Despite a tough-to-pronounce name (kinnick-inick), this low-profile, family-owned company has long been the salvation for gluten-averse consumers starved for baked products that taste like their wheat-laden counterparts.

Launched in 1991 to service a farmers' market customer base, the company was christened Kinnikinnick by its founder, Ted Wolf von Selzam. He borrowed the historic word from the stories of Algonquin natives, who used it to refer to a concoction of tobacco and wild bearberry leaves that they used to treat a host of ills, both spiritual and physical.

When Jerry Bigam and his wife, Lynne, purchased half of Kinnikinnick in 1997, the business took off after the couple's son Jay suggested they use the Internet to expand sales. (The Bigams took over the company in 2005.) When the couple first bought in, the potential scope of the slow-growing gluten-free market was unclear. Both Lynne and Jay had been diagnosed with Celiac disease—an autoimmune disorder in which gluten causes the immune system to attack the small intestine—but health officials thought that only about one in 5,000 North Americans had it.

The Bigams' success with online sales, though, helped to confirm their hunch that the number was actually much higher. By 1998, their online sales of gluten-free perishable foods, which Kinnikinnick could deliver overnight anywhere in North America, made up 80% of revenue. Even more critical to their success than their tasty products (often the toughest hurdle in the gluten-free sector) was Jay's computer programming wizardry. After 9/11, the United States Food and Drug Administration forced companies to file "prior notice" documents for every food item that entered the country. Kinnikinnick would have needed 16 people labouring 24 hours per day to keep up with the paperwork, but Jay was able to design a work-around program to automate the process, saving the company from shutting down sales to the U.S.

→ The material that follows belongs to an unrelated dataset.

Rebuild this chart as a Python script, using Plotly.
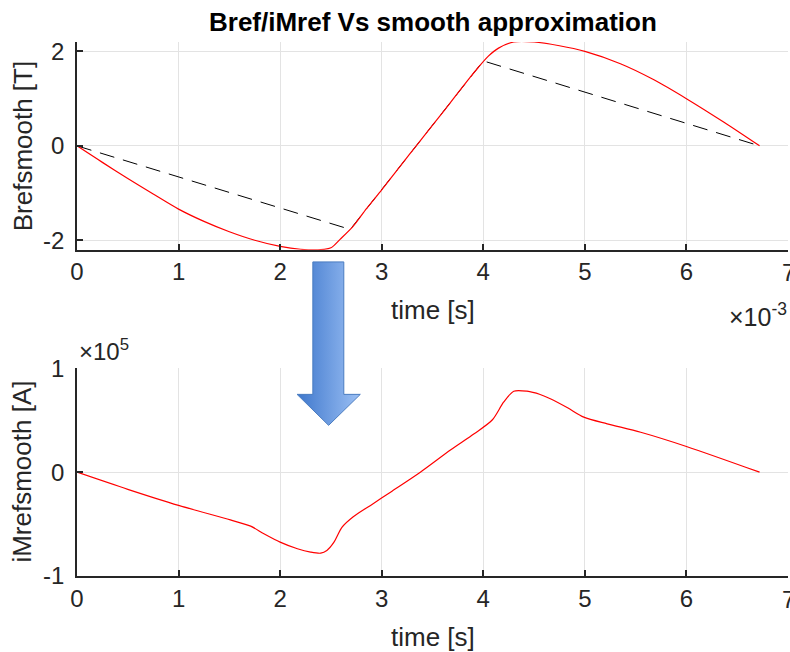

More daunting hurdles are on the horizon. The booming gluten-free market that once delivered 30% annual sales increases—the U.S. market alone has grown from $100 million in 2003 to an estimated $2.6 billion in 2012—has attracted a flood of competitors in the past two years, and sales growth has shrunk. The challenge ahead for Kinnikinnick, which won an unsolicited seal of approval for its pancake mix from star chef Rachel Ray this year, is to keep from getting stale.


Employees: 200 People who have Celiac disease: 1 in 133 Year that Kinnikinnick launched online sales: 1998 Figures in the company's annual sales: 8 Company sales in U.S.: 65% Square feet in its production space: 150,000


Lessons Learned

1. Find a niche. "If you're a commodity, you're going to be in real trouble," Jerry Bigam says. "You've got too much competition."

2. Innovate—constantly. "If you only have one or two products, it can be a real chore getting into a major chain, says Bigam. His company sells about 30 products.

3. Invest in logistics. "One of the main barriers to market entry is getting products positioned at reasonable prices. Maximizing efficiency in transportation is key."